The attempts to give substance to the cherished spiritual institutions of the time materialized, among others, in marrying the “widowed” Anglican Church to the pre-Catholic Greek Church, by incorporating into services translations of Greek Christian prayers and hymns. The Oxford Movement, represented by Matthew Arnold and John Henry Newman (cardinal and essayist), was meant to dig up roots in an ancient layer of tradition for a centre of Christianity isolated from the old European churches, and experiencing – like all Victorians – a crisis of identity. The experiment was as short-lived as Faust's Euphorion – the symbol of the failed attempt to unite the gloomy rationalistic spirit of the North to Mediterranean imaginative exuberance.

 

The Earlier Victorian

Age

 

The first third of the Victorian age is partly one of subversive reinscription of the Romantic tradition. Nostalgia and deference mingle with a deliberate refutation and departure from romantic literary modes. Social problems – gender discriminations, women's education, the metaphysical crisis, the need for an enlightened government, the impact of the scientific revolution – penetrate even the texture of Tennyson's poetry, reputed for its musical structure, melodiousness and atmospheric imagery. Lyric expression is reorganised as drama (the dramatic monologue) and framed narrative, allowing of a particularization and objectification of subjectivity. The subject is an illocutionary source as well as an object of analysis, not an universal self but a provisional construct of consciousness.

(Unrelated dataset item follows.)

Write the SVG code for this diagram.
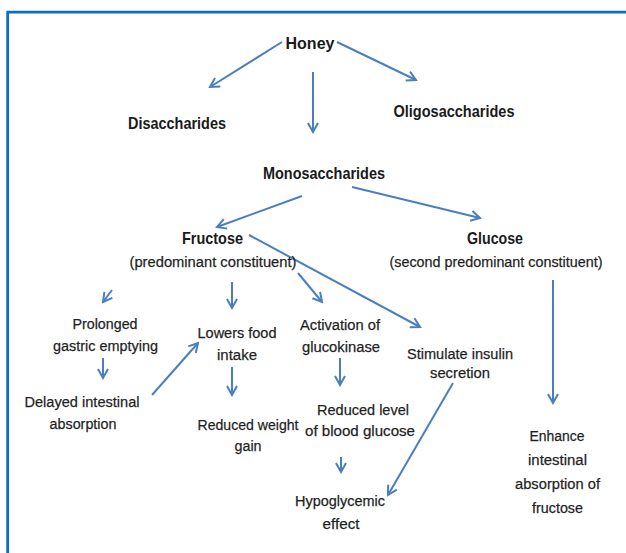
<svg xmlns="http://www.w3.org/2000/svg" width="626" height="553" viewBox="0 0 626 553">
<defs>
<style>
.b{font-family:"Liberation Sans",Arial,sans-serif;font-weight:bold;font-size:17px;fill:#1a1a1a;text-anchor:middle}
.r{font-family:"Liberation Sans",Arial,sans-serif;font-size:15.5px;fill:#1f1f1f;stroke:#1f1f1f;stroke-width:0.25;text-anchor:middle}
.c line{stroke:#4a7fbf;stroke-width:2;fill:none;marker-end:url(#ah)}
</style>
<marker id="ah" markerUnits="userSpaceOnUse" viewBox="-11 -7 13 14" refX="0" refY="0" markerWidth="13" markerHeight="14" orient="auto">
<path d="M-9,-5 L0,0 L-9,5" fill="none" stroke="#4a7fbf" stroke-width="2"/>
</marker>
</defs>
<rect width="626" height="553" fill="#ffffff"/>
<path d="M7.7,553 V12.2 H626" fill="none" stroke="#0a6fc2" stroke-width="2.8"/>
<g class="c" id="connectors">
<line x1="282" y1="42" x2="210" y2="87"/>
<line x1="337" y1="42" x2="416" y2="80"/>
<line x1="313" y1="72" x2="313" y2="132"/>
<line x1="302" y1="196" x2="217" y2="227"/>
<line x1="352" y1="187" x2="480" y2="218"/>
<line x1="112" y1="290" x2="103" y2="302"/>
<line x1="232" y1="282" x2="232" y2="308"/>
<line x1="298" y1="273" x2="322" y2="302"/>
<line x1="249" y1="235" x2="420" y2="327"/>
<line x1="103" y1="358" x2="103" y2="378"/>
<line x1="152" y1="395" x2="198" y2="343"/>
<line x1="232" y1="367" x2="232" y2="395"/>
<line x1="340" y1="358" x2="340" y2="385"/>
<line x1="341" y1="457" x2="341" y2="472"/>
<line x1="453" y1="383" x2="388" y2="495"/>
<line x1="553" y1="280" x2="553" y2="403"/>
</g>
<g id="honey"><text class="b" x="310" y="49" textLength="49" lengthAdjust="spacingAndGlyphs">Honey</text></g>
<g id="disaccharides"><text class="b" x="177" y="129" textLength="98" lengthAdjust="spacingAndGlyphs">Disaccharides</text></g>
<g id="oligosaccharides"><text class="b" x="454" y="117" textLength="121" lengthAdjust="spacingAndGlyphs">Oligosaccharides</text></g>
<g id="monosaccharides"><text class="b" x="324" y="179" textLength="122" lengthAdjust="spacingAndGlyphs">Monosaccharides</text></g>
<g id="fructose">
<text class="b" x="212.5" y="244" textLength="61" lengthAdjust="spacingAndGlyphs">Fructose</text>
<text class="r" x="213" y="267" textLength="167" lengthAdjust="spacingAndGlyphs">(predominant constituent)</text>
</g>
<g id="glucose">
<text class="b" x="495" y="244" textLength="56" lengthAdjust="spacingAndGlyphs">Glucose</text>
<text class="r" x="496" y="267" textLength="213" lengthAdjust="spacingAndGlyphs">(second predominant constituent)</text>
</g>
<g id="prolonged">
<text class="r" x="105" y="329" textLength="65" lengthAdjust="spacingAndGlyphs">Prolonged</text>
<text class="r" x="105.5" y="351" textLength="105" lengthAdjust="spacingAndGlyphs">gastric emptying</text>
</g>
<g id="delayed">
<text class="r" x="82" y="407" textLength="115" lengthAdjust="spacingAndGlyphs">Delayed intestinal</text>
<text class="r" x="83" y="429" textLength="67" lengthAdjust="spacingAndGlyphs">absorption</text>
</g>
<g id="lowers">
<text class="r" x="237" y="338" textLength="79" lengthAdjust="spacingAndGlyphs">Lowers food</text>
<text class="r" x="237" y="360" textLength="40" lengthAdjust="spacingAndGlyphs">intake</text>
</g>
<g id="reduced-weight">
<text class="r" x="248" y="430" textLength="101" lengthAdjust="spacingAndGlyphs">Reduced weight</text>
<text class="r" x="248" y="451" textLength="27" lengthAdjust="spacingAndGlyphs">gain</text>
</g>
<g id="activation">
<text class="r" x="340" y="330" textLength="80" lengthAdjust="spacingAndGlyphs">Activation of</text>
<text class="r" x="341" y="352" textLength="78" lengthAdjust="spacingAndGlyphs">glucokinase</text>
</g>
<g id="stimulate">
<text class="r" x="460" y="359" textLength="106" lengthAdjust="spacingAndGlyphs">Stimulate insulin</text>
<text class="r" x="460" y="378" textLength="60" lengthAdjust="spacingAndGlyphs">secretion</text>
</g>
<g id="reduced-level">
<text class="r" x="363" y="415" textLength="92" lengthAdjust="spacingAndGlyphs">Reduced level</text>
<text class="r" x="360" y="436" textLength="110" lengthAdjust="spacingAndGlyphs">of blood glucose</text>
</g>
<g id="hypoglycemic">
<text class="r" x="340" y="506" textLength="90" lengthAdjust="spacingAndGlyphs">Hypoglycemic</text>
<text class="r" x="341" y="529" textLength="37" lengthAdjust="spacingAndGlyphs">effect</text>
</g>
<g id="enhance">
<text class="r" x="557" y="441" textLength="55" lengthAdjust="spacingAndGlyphs">Enhance</text>
<text class="r" x="557.5" y="465" textLength="59" lengthAdjust="spacingAndGlyphs">intestinal</text>
<text class="r" x="557.5" y="489" textLength="85" lengthAdjust="spacingAndGlyphs">absorption of</text>
<text class="r" x="557.5" y="513" textLength="51" lengthAdjust="spacingAndGlyphs">fructose</text>
</g>
</svg>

The novel is still indebted to tradition: Gothic scenes and characters, the picaresque tradition, melodrama, the Bildungsroman (of the romantic developmental self), the I-figure claiming to be the real author – omniscient and omnipotent, a puppet-master, handling his characters with the charming ease of the eighteenth-century humorists, and finding himself in an overt relationship with the reader. However, the interaction between literature and society reveals the “condition of England” against a much wider social canvas (W.M. Thackeray), and in an increasingly complex narrative discourse. The novelist is less intent upon mirroring a world than on making sense of it. Orphanated children are left on their own in a society that invites interpretation, while providing them with no guide to do it. A more realistic novelist than the Brontës, whose “culture heroines” shape the world to their hearts’ desire, Dickens shows his Pip abandoning his childhood “great expectations”, while unconsciously adopting the prejudices ingrained in the power discourse shaping the individual.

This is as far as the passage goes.